Discounts Don’t Trump Theater in Retail

Posted on by in Branding/Differentiation, Business, Design, Marketing, Operations, Remarkability

When I first arrived in Germantown, MD back in 1989, Giant was the "in" grocery store and Safeway was "out". Then, around the turn of the century, Safeway relocated to a new location with a better design, look and feel. Shoppers started migrating.

Then a few years later, even with a better looking (and newer) store, Safeway again did a whole new makeover
solidifying the difference between the two of them so that it’s undoubtedly clear they’re not in the same league. Since selling is theater (meaning that the look and feel of the place matters), Safeway has literally been a Giant killer.

However, this past week, Giant tempted me with four 10% off my entire purchase coupons (one for each of the next four weeks). Since I normally spend around $150 week in groceries I thought, "Hey for $15-$60 bucks, I’ll give Giant one more try to see if anything has changed over the past few years." Boy, was that a mistake!

From the moment I entered I kept thinking, "Fifteen dollars isn’t enough to comfort my soul." The whole look and feel (the theater part) of the store was abysmal. I can’t think of a better phrase than that it was "soul-less." It felt like a throwback to the 80’s. Giant
Ugly tile. White paper signs with big black type. Yellow and red "Everyday Low Prices," signs. Wide aisles because they’re not moving enough inventory (I wonder why?). Bright white lighting. Employees who don’t smile or ask, "May I help you?" Etc. It was depressing.

It didn’t feel like any improvement had been made to the store in years. There was no energy. No excitement. No passion. It was soul-less. Ten percent off the total purchase at a grocery store is a nice discount, but not for what it cost me. In other words, their discount got me to come to their store one time. But that shouldn’t have been their goal.
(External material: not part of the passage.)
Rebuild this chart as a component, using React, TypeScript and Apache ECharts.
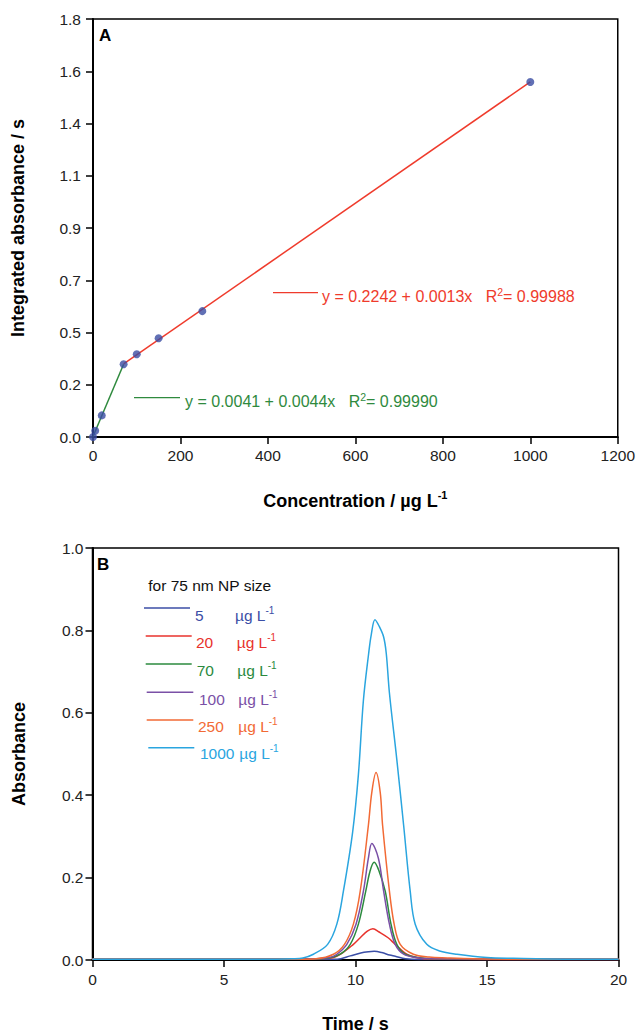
import React, { useEffect, useRef } from "react";
import * as echarts from "echarts";

// ---------- Panel A data ----------
const concX = [0, 5, 20, 70, 100, 150, 250, 1000];
const integratedAbs = [0, 0.027, 0.093, 0.313, 0.356, 0.425, 0.542, 1.529];
const greenFit: [number, number][] = [[0, 0.002], [70, 0.313]];
const redFit: [number, number][] = [[70, 0.315], [1000, 1.529]];
const yTickLabelsA = ["0.0", "0.2", "0.5", "0.7", "0.9", "1.1", "1.4", "1.6", "1.8"];
const xTickLabelsA = ["0", "200", "400", "600", "800", "1000", "1200"];

// ---------- Panel B data (time s, absorbance) ----------
const trace5: [number, number][] = [
  [0, 0.002], [4, 0.002], [8, 0.002], [9.3, 0.002], [9.8, 0.01], [10.2, 0.017], [10.5, 0.02],
  [10.71, 0.021], [11.0, 0.018], [11.3, 0.012], [11.51, 0.009], [11.9, 0.003], [12.4, 0.001],
  [14, 0.001], [20, 0.001],
];
const trace20: [number, number][] = [
  [0, 0.002], [4, 0.002], [8, 0.002], [9.0, 0.004], [9.42, 0.014], [9.92, 0.038], [10.18, 0.054],
  [10.45, 0.07], [10.66, 0.076], [10.9, 0.068], [11.24, 0.054], [11.51, 0.038], [11.95, 0.014],
  [12.4, 0.005], [13, 0.002], [20, 0.001],
];
const trace70: [number, number][] = [
  [0, 0.002], [4, 0.002], [8, 0.002], [9.0, 0.005], [9.42, 0.014], [9.8, 0.038], [10.11, 0.087],
  [10.39, 0.167], [10.55, 0.215], [10.71, 0.237], [10.9, 0.215], [11.13, 0.167], [11.35, 0.087],
  [11.57, 0.038], [11.89, 0.014], [12.4, 0.006], [13, 0.003], [20, 0.002],
];
const trace100: [number, number][] = [
  [0, 0.002], [4, 0.002], [8, 0.002], [9.0, 0.006], [9.29, 0.014], [9.67, 0.038], [10.02, 0.087],
  [10.3, 0.167], [10.49, 0.247], [10.62, 0.283], [10.87, 0.247], [11.07, 0.167], [11.29, 0.087],
  [11.51, 0.038], [11.83, 0.014], [12.3, 0.006], [13, 0.003], [20, 0.002],
];
const trace250: [number, number][] = [
  [0, 0.002], [4, 0.002], [8, 0.002], [8.5, 0.003], [9.16, 0.014], [9.58, 0.038], [9.92, 0.087],
  [10.18, 0.167], [10.49, 0.327], [10.62, 0.407], [10.78, 0.455], [10.94, 0.407], [11.03, 0.327],
  [11.29, 0.167], [11.47, 0.087], [11.7, 0.038], [12.2, 0.014], [12.8, 0.007], [13.5, 0.005],
  [14.5, 0.003], [16, 0.002], [20, 0.002],
];
const trace1000: [number, number][] = [
  [0, 0.002], [4, 0.002], [7, 0.002], [7.6, 0.003], [8.0, 0.005], [8.4, 0.014], [8.94, 0.038],
  [9.29, 0.087], [9.54, 0.167], [9.89, 0.31], [10.11, 0.45], [10.3, 0.63], [10.5, 0.744],
  [10.6, 0.79], [10.74, 0.826], [10.9, 0.81], [11.07, 0.784], [11.17, 0.744], [11.29, 0.648],
  [11.57, 0.487], [11.83, 0.327], [12.08, 0.167], [12.27, 0.087], [12.71, 0.038], [13.2, 0.022],
  [13.86, 0.014], [15, 0.006], [16, 0.004], [18, 0.002], [20, 0.002],
];
const legendNums = ["5", "20", "70", "100", "250", "1000"];
const seriesColors = ["#3b4ea6", "#e8322c", "#2b8a3e", "#7a50a6", "#f26a35", "#2aa5df"];
const traces = [trace5, trace20, trace70, trace100, trace250, trace1000];
const yTickLabelsB = ["0.0", "0.2", "0.4", "0.6", "0.8", "1.0"];
const xTickLabelsB = ["0", "5", "10", "15", "20"];

const FONT = "'Liberation Sans', Arial, Helvetica, sans-serif";

export default function App() {
  const ref = useRef<HTMLDivElement>(null);
  useEffect(() => {
    if (!ref.current) return;
    const chart = echarts.init(ref.current, undefined, { renderer: "svg" });

    const axisCommon = {
      axisLine: { show: true, lineStyle: { color: "#000", width: 2 } },
      axisTick: { show: true, inside: false, length: 7, lineStyle: { color: "#000", width: 1.5 } },
      splitLine: { show: false },
    };
    const labelStyle = { color: "#222", fontSize: 15.5, fontFamily: FONT };
    const nameStyle = {
      color: "#000",
      fontSize: 18,
      fontWeight: "bold",
      fontFamily: FONT,
      rich: {
        b: { fontSize: 18, fontWeight: "bold", fontFamily: FONT, color: "#000" },
        s: { fontSize: 11, fontWeight: "bold", fontFamily: FONT, color: "#000", verticalAlign: "top", padding: [0, 0, 12, 0] },
      },
    };

    const legendGraphics: any[] = [];
    const lineRows = [
      { y: 608, x1: 144, x2: 190, nx: 195, ux: 235, ty: 615 },
      { y: 636, x1: 145.7, x2: 191.7, nx: 196, ux: 236.7, ty: 642.7 },
      { y: 664, x1: 145.7, x2: 191.7, nx: 196.7, ux: 237.3, ty: 670.7 },
      { y: 692.3, x1: 146.7, x2: 193.3, nx: 199, ux: 238.3, ty: 699 },
      { y: 720, x1: 146.7, x2: 193.3, nx: 198, ux: 238.3, ty: 726.7 },
      { y: 747.7, x1: 148.3, x2: 194.3, nx: 200, ux: 239.3, ty: 753.3 },
    ];
    lineRows.forEach((r, i) => {
      const c = seriesColors[i];
      legendGraphics.push({
        type: "line",
        shape: { x1: r.x1, y1: r.y, x2: r.x2, y2: r.y },
        style: { stroke: c, lineWidth: 1.5 },
      });
      legendGraphics.push({
        type: "text",
        x: r.nx,
        y: r.ty,
        style: { text: legendNums[i], fill: c, font: `15.5px ${FONT}`, verticalAlign: "middle" },
      });
      legendGraphics.push({
        type: "text",
        x: r.ux,
        y: r.ty,
        style: {
          text: "{n|µg L}{s|-1}",
          verticalAlign: "middle",
          rich: {
            n: { fill: c, fontSize: 15.5, fontFamily: FONT },
            s: { fill: c, fontSize: 10, fontFamily: FONT, verticalAlign: "top", padding: [0, 0, 10, 0] },
          } as any,
        },
      });
    });

    const option: any = {
      animation: false,
      backgroundColor: "#fff",
      grid: [
        { left: 93, top: 19, width: 527, height: 418, show: true, borderColor: "#000", borderWidth: 1.5 },
        { left: 92.5, top: 548, width: 526, height: 415, show: true, borderColor: "#000", borderWidth: 1.5 },
      ],
      xAxis: [
        {
          gridIndex: 0,
          type: "value",
          min: 0,
          max: 1200,
          interval: 200,
          ...axisCommon,
          axisLabel: { ...labelStyle, margin: 10, formatter: (v: number) => xTickLabelsA[Math.round(v / 200)] },
          name: "{b|Concentration / µg L}{s|-1}",
          nameLocation: "middle",
          nameGap: 52,
          nameTextStyle: nameStyle,
        },
        {
          gridIndex: 1,
          type: "value",
          min: 0,
          max: 20,
          interval: 5,
          ...axisCommon,
          axisLabel: { ...labelStyle, margin: 11, formatter: (v: number) => xTickLabelsB[Math.round(v / 5)] },
          name: "Time / s",
          nameLocation: "middle",
          nameGap: 55,
          nameTextStyle: nameStyle,
        },
      ],
      yAxis: [
        {
          gridIndex: 0,
          type: "value",
          min: 0,
          max: 1.8,
          interval: 0.225,
          ...axisCommon,
          axisLabel: { ...labelStyle, margin: 12, formatter: (v: number) => yTickLabelsA[Math.round(v / 0.225)] },
          name: "Integrated absorbance / s",
          nameLocation: "middle",
          nameGap: 66,
          nameTextStyle: nameStyle,
        },
        {
          gridIndex: 1,
          type: "value",
          min: 0,
          max: 1.0,
          interval: 0.2,
          ...axisCommon,
          axisLabel: { ...labelStyle, margin: 9, formatter: (v: number) => yTickLabelsB[Math.round(v / 0.2)] },
          name: "Absorbance",
          nameLocation: "middle",
          nameGap: 65,
          nameTextStyle: nameStyle,
        },
      ],
      series: [
        {
          type: "line",
          name: "fit low",
          xAxisIndex: 0,
          yAxisIndex: 0,
          data: greenFit,
          symbol: "none",
          lineStyle: { color: "#2f8a3e", width: 1.5 },
          z: 2,
        },
        {
          type: "line",
          name: "fit high",
          xAxisIndex: 0,
          yAxisIndex: 0,
          data: redFit,
          symbol: "none",
          lineStyle: { color: "#ef3b2c", width: 1.5 },
          z: 2,
        },
        {
          type: "scatter",
          name: "points",
          xAxisIndex: 0,
          yAxisIndex: 0,
          data: concX.map((x, i) => [x, integratedAbs[i]]),
          symbolSize: 8,
          itemStyle: { color: "#3a4ca3" },
          clip: false,
          z: 5,
        },
        ...traces.map((t, i) => ({
          type: "line",
          name: legendNums[i] + " µg L-1",
          xAxisIndex: 1,
          yAxisIndex: 1,
          data: t,
          symbol: "none",
          smooth: 0.35,
          lineStyle: { color: seriesColors[i], width: 1.5 },
          z: 3,
        })),
      ],
      graphic: [
        {
          type: "text",
          x: 99,
          y: 35,
          style: { text: "A", font: `bold 17px ${FONT}`, fill: "#000", verticalAlign: "middle" },
        },
        {
          type: "text",
          x: 97,
          y: 564,
          style: { text: "B", font: `bold 17px ${FONT}`, fill: "#000", verticalAlign: "middle" },
        },
        {
          type: "line",
          shape: { x1: 273, y1: 292.7, x2: 318, y2: 292.7 },
          style: { stroke: "#ef3b2c", lineWidth: 1.2 },
        },
        {
          type: "text",
          x: 322,
          y: 296.5,
          style: {
            text: "{a|y = 0.2242 + 0.0013x   R}{s|2}{a|= 0.99988}",
            verticalAlign: "middle",
            rich: {
              a: { fill: "#ef3b2c", fontSize: 16, fontFamily: FONT },
              s: { fill: "#ef3b2c", fontSize: 10.5, fontFamily: FONT, verticalAlign: "top", padding: [0, 0, 10, 0] },
            } as any,
          },
        },
        {
          type: "line",
          shape: { x1: 134, y1: 397.7, x2: 180, y2: 397.7 },
          style: { stroke: "#2f8a3e", lineWidth: 1.2 },
        },
        {
          type: "text",
          x: 185,
          y: 401.7,
          style: {
            text: "{a|y = 0.0041 + 0.0044x   R}{s|2}{a|= 0.99990}",
            verticalAlign: "middle",
            rich: {
              a: { fill: "#2f8a3e", fontSize: 16, fontFamily: FONT },
              s: { fill: "#2f8a3e", fontSize: 10.5, fontFamily: FONT, verticalAlign: "top", padding: [0, 0, 10, 0] },
            } as any,
          },
        },
        {
          type: "text",
          x: 148.3,
          y: 585,
          style: { text: "for 75 nm NP size", font: `15.5px ${FONT}`, fill: "#111", verticalAlign: "middle" },
        },
        ...legendGraphics,
      ],
    };
    chart.setOption(option);
    return () => chart.dispose();
  }, []);

  return (
    <div
      ref={ref}
      style={{ position: "absolute", left: 0, top: 0, width: 638, height: 1034, background: "#fff" }}
    />
  );
}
Their goal should have been to so WOW me that I would be willing to leave Safeway and start doing my business with Giant. However, the good news for Safeway is that they have nothing to fear. I’ll be back "home" at my local Safeway next week–and every week after that. Why? Because discounts just don’t trump theater in retail. Safeway’s got it. Giant doesn’t. And that difference is worth a lot.

So, as you take a look at your business, if you’re in a business with a fixed location (retail, commercial, office, church etc.), what does your physical plant say? Regardless of what you may want to think, it is saying something. The question is, "Is what it’s saying Wowing your customers or pushing them away?"

P.S. If you’re willing to take the risk, invite three to five people to  tour your facility THIS WEEK and give you honest feedback about what it’s saying and what they noticed (like the ceiling tile that was water damaged three years ago that hasn’t been replaced yet :-).

Note: This is not a post about every Giant or every Safeway store in the country. So please only read it as an example of how theater really does matter when it comes to selling.